The world needs to radically change how energy is produced, used and transported or the window of opportunity for reaching net zero emissions by mid-century will continue to narrow, the International Energy Agency (IEA) said Tuesday.
A global climate pact agreed in 2015 to cap the rise in temperatures to as close as possible to 1.5 degrees Celsius (2.7 degrees Fahrenheit) to avoid the most devastating impacts of climate change. To do so would require achieving net zero greenhouse gas emissions by 2050.
The number of countries that have pledged to reach net zero has grown, but even if their commitments are fully achieved, there will still be 22 billion tons of carbon dioxide worldwide in 2050, which would lead to a temperature rise of around 2.1 degrees Celsius by 2100, the IEA said in its "Net Zero by 2050" report.
The report is intended to guide the next round of global climate talks, which will take place in November in Scotland.
It sets out more than 400 milestones to achieving net zero, including no investment in new fossil fuel supply projects from now on and no further final investment decisions on new coal plants that don't have carbon capture technology.
"The pathway to net zero is narrow but still achievable. If we want to reach net zero by 2050 we do not need any more investments in new oil, gas or coal projects," Fatih Birol, the IEA's executive director, told Reuters.
Scientists have long said that unprecedented changes are needed in the way people use energy to live or we risk even more extreme weather and loss of species.
Global temperatures last year were among the highest on record, and scientists attribute the rise and extreme weather mainly to greenhouse gases, including carbon dioxide from fossil fuels such as coal, oil and gas.
To achieve net zero by 2035 there should also be no sales of new internal combustion engine passenger cars and the global electricity sector must reach net zero emissions by 2040, the IEA said.
Massive deployment of renewable energy will be needed. Almost 90% of electricity generation should come from renewables by 2050 and most of the rest from nuclear power.

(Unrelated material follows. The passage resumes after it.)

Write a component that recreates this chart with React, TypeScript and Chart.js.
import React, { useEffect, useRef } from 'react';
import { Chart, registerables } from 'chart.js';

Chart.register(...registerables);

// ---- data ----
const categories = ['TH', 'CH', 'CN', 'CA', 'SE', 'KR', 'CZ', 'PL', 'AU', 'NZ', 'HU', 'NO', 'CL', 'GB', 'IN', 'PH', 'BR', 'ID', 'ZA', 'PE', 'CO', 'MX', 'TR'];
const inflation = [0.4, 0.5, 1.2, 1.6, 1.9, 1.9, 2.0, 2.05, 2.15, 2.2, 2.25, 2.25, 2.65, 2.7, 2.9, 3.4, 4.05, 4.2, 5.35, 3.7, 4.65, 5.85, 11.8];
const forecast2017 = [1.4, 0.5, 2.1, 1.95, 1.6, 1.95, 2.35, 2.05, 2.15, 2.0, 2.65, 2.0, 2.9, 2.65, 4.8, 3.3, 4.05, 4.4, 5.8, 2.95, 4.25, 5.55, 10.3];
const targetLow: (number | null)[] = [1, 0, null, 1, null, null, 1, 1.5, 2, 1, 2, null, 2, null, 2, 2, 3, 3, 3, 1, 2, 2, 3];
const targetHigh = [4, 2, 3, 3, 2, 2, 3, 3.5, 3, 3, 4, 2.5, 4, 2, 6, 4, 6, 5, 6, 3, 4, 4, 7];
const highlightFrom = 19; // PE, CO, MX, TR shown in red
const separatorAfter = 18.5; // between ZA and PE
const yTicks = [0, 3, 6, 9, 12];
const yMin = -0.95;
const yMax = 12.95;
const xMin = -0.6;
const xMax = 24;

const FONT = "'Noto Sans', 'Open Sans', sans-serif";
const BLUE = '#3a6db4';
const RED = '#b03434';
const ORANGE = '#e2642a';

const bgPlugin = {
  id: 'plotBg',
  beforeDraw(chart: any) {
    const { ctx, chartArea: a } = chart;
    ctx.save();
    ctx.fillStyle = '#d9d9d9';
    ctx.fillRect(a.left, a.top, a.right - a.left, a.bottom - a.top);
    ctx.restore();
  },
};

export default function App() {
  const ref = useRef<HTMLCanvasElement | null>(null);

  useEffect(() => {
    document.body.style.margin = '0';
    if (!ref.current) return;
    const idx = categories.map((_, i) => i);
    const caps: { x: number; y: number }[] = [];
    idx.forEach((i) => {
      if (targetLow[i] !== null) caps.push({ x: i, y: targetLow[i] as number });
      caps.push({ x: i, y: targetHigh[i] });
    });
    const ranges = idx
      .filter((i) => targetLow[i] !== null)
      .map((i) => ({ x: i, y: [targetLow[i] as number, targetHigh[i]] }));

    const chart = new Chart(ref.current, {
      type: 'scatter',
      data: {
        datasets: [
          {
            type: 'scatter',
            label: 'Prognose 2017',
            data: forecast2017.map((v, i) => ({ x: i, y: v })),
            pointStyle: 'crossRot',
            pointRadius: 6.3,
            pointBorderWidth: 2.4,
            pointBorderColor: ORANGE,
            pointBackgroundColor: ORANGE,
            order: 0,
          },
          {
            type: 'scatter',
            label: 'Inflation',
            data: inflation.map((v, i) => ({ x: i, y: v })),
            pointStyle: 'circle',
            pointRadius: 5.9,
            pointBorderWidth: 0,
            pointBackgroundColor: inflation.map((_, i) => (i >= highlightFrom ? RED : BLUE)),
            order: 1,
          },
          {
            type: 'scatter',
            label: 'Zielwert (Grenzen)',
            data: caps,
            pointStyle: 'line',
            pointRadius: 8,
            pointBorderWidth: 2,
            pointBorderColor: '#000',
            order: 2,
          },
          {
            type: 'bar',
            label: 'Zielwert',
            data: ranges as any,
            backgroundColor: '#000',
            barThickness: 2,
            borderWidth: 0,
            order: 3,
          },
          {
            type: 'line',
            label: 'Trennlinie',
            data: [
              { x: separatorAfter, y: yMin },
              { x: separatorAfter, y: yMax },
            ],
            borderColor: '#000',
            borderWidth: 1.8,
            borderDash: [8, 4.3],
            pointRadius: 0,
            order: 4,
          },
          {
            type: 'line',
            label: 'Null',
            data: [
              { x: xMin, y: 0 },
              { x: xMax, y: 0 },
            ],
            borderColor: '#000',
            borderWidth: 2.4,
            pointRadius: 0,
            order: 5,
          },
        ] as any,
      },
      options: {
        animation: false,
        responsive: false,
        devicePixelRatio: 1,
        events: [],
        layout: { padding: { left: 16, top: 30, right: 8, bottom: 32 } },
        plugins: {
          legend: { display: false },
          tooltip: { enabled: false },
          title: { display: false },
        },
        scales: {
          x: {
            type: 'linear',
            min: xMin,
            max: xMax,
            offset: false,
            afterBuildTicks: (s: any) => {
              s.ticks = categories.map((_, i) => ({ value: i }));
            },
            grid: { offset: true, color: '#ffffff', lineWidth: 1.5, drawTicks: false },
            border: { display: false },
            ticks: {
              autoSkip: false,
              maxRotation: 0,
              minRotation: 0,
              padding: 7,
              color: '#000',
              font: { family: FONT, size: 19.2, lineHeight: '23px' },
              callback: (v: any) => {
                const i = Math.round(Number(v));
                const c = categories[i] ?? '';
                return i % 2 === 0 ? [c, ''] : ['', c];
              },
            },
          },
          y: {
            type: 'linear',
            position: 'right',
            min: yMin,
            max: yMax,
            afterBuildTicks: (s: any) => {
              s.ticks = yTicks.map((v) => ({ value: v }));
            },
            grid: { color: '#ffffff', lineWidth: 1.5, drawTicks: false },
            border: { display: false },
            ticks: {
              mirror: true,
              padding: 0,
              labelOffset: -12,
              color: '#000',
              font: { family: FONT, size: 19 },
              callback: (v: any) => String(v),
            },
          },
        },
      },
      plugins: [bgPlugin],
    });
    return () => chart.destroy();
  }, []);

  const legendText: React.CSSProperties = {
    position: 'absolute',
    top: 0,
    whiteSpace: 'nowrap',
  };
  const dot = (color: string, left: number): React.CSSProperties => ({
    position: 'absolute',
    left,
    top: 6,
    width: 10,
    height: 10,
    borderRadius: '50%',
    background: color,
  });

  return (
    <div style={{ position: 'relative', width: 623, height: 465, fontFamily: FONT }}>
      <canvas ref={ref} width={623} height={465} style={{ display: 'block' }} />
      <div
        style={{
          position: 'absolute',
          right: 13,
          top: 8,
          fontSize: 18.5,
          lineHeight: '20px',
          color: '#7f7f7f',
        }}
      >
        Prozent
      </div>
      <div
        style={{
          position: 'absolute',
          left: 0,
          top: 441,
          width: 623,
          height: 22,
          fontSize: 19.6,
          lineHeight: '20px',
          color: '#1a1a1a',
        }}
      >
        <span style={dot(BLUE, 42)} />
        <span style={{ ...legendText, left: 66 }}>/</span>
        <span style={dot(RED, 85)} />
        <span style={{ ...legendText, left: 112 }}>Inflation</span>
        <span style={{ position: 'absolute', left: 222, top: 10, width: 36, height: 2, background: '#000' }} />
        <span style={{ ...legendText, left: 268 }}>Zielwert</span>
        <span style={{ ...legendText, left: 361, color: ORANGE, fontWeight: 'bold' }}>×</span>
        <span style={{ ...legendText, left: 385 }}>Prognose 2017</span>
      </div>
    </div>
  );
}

Solar photovoltaic additions should reach 630 gigawatts (GW) a year by 2030, and wind power needs to rise to 390 GW. Together, this is four times the annual record set last year for new capacity additions.

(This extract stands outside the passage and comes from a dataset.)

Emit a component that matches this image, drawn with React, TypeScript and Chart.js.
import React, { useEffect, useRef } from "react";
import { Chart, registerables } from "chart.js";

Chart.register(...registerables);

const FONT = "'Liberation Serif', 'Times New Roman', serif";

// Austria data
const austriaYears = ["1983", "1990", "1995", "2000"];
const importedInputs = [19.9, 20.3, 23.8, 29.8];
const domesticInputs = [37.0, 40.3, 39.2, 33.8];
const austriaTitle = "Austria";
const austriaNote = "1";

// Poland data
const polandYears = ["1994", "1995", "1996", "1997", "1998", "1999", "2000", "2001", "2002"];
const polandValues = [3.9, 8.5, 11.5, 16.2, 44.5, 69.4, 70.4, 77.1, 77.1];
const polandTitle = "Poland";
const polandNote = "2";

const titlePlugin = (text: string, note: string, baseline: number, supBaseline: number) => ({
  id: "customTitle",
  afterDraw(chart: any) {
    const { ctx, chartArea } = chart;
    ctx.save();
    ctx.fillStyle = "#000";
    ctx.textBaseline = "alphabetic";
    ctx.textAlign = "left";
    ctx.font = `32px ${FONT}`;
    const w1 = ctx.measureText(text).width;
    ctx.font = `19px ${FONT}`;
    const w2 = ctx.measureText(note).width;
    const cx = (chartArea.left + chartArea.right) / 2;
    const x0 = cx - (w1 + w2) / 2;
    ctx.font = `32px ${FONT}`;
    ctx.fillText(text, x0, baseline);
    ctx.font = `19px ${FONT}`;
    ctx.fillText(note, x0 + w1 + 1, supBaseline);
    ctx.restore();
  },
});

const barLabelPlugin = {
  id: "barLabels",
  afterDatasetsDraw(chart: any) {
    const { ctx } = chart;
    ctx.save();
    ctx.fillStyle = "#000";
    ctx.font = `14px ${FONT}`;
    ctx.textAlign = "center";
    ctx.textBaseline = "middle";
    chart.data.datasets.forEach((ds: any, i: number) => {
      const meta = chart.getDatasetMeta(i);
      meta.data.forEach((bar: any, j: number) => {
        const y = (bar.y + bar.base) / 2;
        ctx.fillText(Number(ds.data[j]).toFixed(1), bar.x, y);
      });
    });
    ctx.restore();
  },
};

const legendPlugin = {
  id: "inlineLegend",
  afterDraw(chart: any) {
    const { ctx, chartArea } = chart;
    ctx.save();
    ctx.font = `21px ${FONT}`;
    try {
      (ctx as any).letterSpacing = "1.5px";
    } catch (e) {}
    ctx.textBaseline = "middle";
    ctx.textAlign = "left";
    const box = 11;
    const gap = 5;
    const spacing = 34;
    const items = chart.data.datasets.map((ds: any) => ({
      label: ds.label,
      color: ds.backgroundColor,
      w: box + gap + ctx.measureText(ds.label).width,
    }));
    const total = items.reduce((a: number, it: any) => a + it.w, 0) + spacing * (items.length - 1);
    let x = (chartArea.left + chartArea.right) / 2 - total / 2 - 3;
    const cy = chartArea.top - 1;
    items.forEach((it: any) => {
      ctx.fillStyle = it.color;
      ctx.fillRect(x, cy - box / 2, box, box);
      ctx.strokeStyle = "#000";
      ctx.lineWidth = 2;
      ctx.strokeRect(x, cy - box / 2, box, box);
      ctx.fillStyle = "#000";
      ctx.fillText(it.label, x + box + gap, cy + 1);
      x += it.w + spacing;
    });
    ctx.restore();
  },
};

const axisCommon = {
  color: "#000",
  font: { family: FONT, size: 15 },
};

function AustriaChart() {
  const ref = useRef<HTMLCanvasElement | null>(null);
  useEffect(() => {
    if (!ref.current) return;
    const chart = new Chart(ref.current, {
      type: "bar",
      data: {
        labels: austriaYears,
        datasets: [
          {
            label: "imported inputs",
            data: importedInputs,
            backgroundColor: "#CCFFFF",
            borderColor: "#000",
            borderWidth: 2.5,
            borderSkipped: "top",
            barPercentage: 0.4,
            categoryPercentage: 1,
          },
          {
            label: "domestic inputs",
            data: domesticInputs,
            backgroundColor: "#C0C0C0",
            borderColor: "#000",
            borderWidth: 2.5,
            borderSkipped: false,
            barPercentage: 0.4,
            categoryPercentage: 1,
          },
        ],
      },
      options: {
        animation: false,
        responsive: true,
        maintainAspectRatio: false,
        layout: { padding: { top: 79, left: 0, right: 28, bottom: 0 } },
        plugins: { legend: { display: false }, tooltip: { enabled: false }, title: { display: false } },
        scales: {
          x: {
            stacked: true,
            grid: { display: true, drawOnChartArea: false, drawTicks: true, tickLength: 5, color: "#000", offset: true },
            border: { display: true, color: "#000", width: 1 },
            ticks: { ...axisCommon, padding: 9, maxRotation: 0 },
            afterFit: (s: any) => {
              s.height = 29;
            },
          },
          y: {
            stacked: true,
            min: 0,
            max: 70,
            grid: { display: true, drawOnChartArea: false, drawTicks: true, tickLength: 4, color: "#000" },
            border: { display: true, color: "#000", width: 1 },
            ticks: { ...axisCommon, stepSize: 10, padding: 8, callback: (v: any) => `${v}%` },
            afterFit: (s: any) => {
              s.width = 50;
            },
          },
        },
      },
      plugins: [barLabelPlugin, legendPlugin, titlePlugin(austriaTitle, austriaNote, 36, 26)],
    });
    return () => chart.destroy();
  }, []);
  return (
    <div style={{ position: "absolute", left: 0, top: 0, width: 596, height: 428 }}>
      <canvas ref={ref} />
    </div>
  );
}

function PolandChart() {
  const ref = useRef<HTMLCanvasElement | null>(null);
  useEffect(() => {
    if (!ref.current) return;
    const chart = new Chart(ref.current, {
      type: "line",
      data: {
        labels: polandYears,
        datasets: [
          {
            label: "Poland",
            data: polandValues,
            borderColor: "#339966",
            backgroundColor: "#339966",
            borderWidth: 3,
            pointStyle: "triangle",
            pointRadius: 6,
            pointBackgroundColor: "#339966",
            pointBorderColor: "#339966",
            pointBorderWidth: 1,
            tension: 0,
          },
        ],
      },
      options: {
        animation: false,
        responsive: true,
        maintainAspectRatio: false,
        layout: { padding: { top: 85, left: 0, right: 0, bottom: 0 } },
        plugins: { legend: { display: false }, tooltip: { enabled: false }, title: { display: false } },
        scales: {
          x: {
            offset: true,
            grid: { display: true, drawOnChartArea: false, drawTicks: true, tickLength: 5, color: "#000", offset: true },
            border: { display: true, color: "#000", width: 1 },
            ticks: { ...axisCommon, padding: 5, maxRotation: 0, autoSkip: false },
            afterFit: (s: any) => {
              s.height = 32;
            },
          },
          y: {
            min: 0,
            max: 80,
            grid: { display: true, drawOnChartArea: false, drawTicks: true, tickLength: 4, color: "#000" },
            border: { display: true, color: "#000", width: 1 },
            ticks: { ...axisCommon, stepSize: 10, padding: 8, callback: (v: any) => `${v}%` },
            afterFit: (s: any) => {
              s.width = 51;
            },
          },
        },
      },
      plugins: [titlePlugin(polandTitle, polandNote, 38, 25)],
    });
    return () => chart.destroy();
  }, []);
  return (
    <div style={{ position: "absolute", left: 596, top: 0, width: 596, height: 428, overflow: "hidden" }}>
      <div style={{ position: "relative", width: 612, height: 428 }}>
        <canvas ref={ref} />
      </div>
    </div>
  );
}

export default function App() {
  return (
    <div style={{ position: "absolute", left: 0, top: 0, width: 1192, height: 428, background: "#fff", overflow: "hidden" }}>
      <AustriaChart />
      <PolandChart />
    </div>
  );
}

New technologies that aren't yet at commercial scale, such as carbon capture and storage (CCS) and green hydrogen, will also need to be brought to market, the report said.
Every month by the year 2030, 10 industrial plants will need to be fitted with CCS, three new hydrogen-based industrial plants will need to be built and 2 GW of electrolyzer capacity for green hydrogen production needs to be added at industrial sites, the report said.
Annual energy investment will need to rise from $2 trillion today to $5 trillion a year by 2030 to achieve net zero, which would add an extra 0.4 percentage points a year to global GDP growth, according to a joint analysis by the IEA and the International Monetary Fund.